With the utmost care, I reached down next to the boy but the cicada didn’t want to leave my finger. I worked with it carefully, releasing one leg then the other, gently positioning it off my finger.
Then finally – okay. The cicada was on the ground for Dominic. I stood up.
Dominic didn’t look at me. He looked directly at the cicada. And then he lifted his foot above the cicada and decimated it with his shoe.
“No!” I wailed, but it was too late.
Dominic took another bite of his candy bar. “What?” he said, laughing.
I looked at the people who’d brought him to the game. They had no reaction at all. In their house, in their family, killing a living thing was acceptable. Their motto seemed to be: If you can kill it, you should kill it.
I walked away with a knot in my stomach. That cicada was literally incapable of hurting anyone.
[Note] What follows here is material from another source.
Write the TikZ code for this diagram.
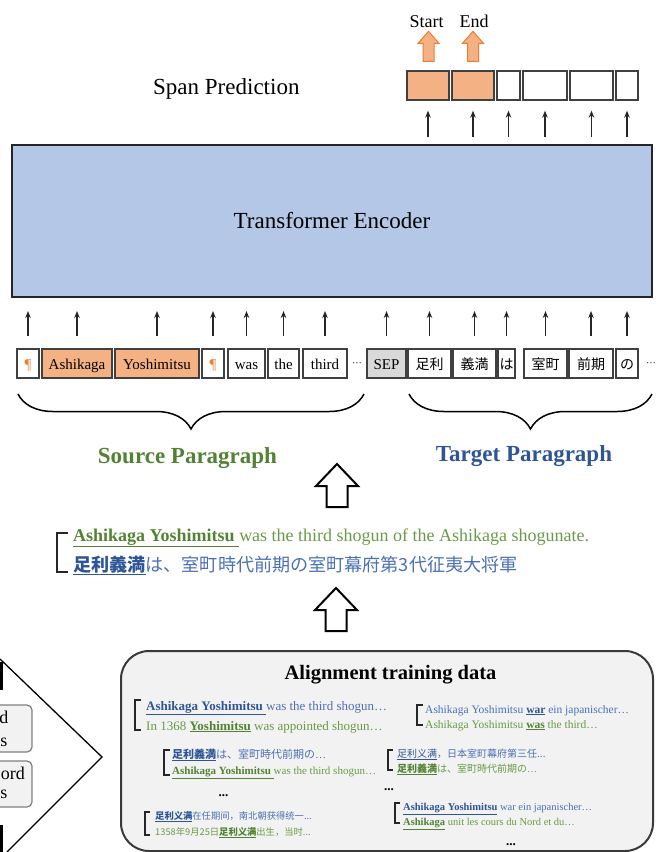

I wanted to cry.
A teammate said loudly, as if I needed her opinion, “Not everyone likes bugs, Kirsten!” Her comment didn’t make me feel a bit better about the destruction I’d not only witnessed but facilitated. She continued: “He’s just a little kid. I crushed tons of things when I was a little kid.”
And I thought: I didn’t. I didn’t crush living things for “fun.”
My own children didn’t crush things, either. Our motto: If you can save it, you should save it.
I recall holding a very young Dylan, still small enough that I carried him around. Dylan was on my hip with a peanut in his hand, reaching out toward a tree where a black squirrel waited. The squirrel reached out quickly and grabbed the peanut from Dylan’s little hand, put it in its mouth, and scampered back up the tree with its prize.
Dylan’s face lit up as he looked at me, both of us beaming with pride. Dylan was born with empathy.
Little Dominic may have long hair, but he will never be like Dylan.
With one quick movement, Dominic’s future flashed before my eyes: jock, bully, popular kid, reckless driver, lazy husband, macho father. He’ll teach his children: If you can kill it, you should kill it.
And Dominic will believe that until the day he dies, because that’s what he was taught.